Wednesday, November 11, 2009

Tag trees: displaying the taxonomy of names in BHL

I've added a feature to my Biodiversity Heritage Library viewer that should help make sense of the names found on a page. Until now I've displayed them as a list of "tags", which ignores the relations among the names. Based on some code I'd developed for my e-Biosphere 09 challenge entry I've added a "tag tree" that displays the classification of the names found on a BHL page:


The idea is that a set of names can make much more sense if you know what kind of organism they are referring to.

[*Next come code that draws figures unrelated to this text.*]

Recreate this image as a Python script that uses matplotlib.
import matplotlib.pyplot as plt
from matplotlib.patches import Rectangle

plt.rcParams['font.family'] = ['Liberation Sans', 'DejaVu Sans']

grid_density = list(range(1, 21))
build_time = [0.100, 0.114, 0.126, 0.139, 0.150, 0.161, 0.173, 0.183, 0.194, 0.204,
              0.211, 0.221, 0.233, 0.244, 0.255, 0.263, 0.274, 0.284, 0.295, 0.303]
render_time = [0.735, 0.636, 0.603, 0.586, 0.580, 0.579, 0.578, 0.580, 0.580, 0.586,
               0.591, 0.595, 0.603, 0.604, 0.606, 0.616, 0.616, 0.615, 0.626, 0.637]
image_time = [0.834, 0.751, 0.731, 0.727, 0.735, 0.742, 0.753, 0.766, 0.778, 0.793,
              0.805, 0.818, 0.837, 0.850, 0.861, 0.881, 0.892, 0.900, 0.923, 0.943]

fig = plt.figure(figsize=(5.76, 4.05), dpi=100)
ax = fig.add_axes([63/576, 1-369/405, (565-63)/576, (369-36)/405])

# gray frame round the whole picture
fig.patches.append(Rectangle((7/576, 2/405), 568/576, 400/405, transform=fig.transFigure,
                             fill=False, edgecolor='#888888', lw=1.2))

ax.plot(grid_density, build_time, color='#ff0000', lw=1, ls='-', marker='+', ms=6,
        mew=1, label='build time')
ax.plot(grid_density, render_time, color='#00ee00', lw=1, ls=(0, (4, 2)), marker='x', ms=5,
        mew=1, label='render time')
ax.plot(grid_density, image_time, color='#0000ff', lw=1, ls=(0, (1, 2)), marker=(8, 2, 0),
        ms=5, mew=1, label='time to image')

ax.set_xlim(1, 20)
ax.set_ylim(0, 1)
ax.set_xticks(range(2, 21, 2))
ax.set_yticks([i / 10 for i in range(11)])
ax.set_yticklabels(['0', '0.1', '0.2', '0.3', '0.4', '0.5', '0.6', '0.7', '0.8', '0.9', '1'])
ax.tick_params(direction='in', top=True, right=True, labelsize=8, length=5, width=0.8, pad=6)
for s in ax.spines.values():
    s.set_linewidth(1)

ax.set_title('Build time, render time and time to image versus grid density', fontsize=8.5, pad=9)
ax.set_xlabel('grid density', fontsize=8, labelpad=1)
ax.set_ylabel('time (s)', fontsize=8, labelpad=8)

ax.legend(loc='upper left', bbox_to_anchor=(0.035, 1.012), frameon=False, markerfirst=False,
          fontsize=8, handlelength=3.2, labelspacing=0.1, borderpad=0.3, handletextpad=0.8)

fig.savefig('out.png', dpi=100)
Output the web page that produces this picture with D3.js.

For example, I don't know what Onetes is, but if I look at BHL page 2298380 I can see that it's an insect:


The names in gray don't occur on the page, but do occur in the tree that links those names (the latter are highlighed in black). The tag tree can be useful for separating out host and parasite, e.g. BHL page 2298491 is about a flea and it's mammalian hosts:


The tag tree can also flag names that might be mistaken, such as those found on page 2298330:


This page has names of some grasshoppers from Madagascar, as well as the name of a butterfly (Tsaratanana), which seems a little odd. Looking at the text, we discover that "Tsaratanana" is Mont. Tsaratanana a mountain in Madagascar. It would be fun to develop tools to annotate such cases so that somebody looking for the butterfly won't be presented with this page.

How it works

The inspiration for this tag tree came from several sources. David Remsen has often used an example of finding a fly name in the middle of a book on birds as being of interest, and the NCBI have a subtree view of taxa in a PubMed article. My own tag tree is constructed by finding for each name the ancestor-descendant path in a local, modified copy of the Catalogue of Life database, then assembling those paths into a tree. Because not all the names on a BHL page are in the Catalogue of Life, there may be names that aren't classified. These are simply listed below the tag tree (see image above).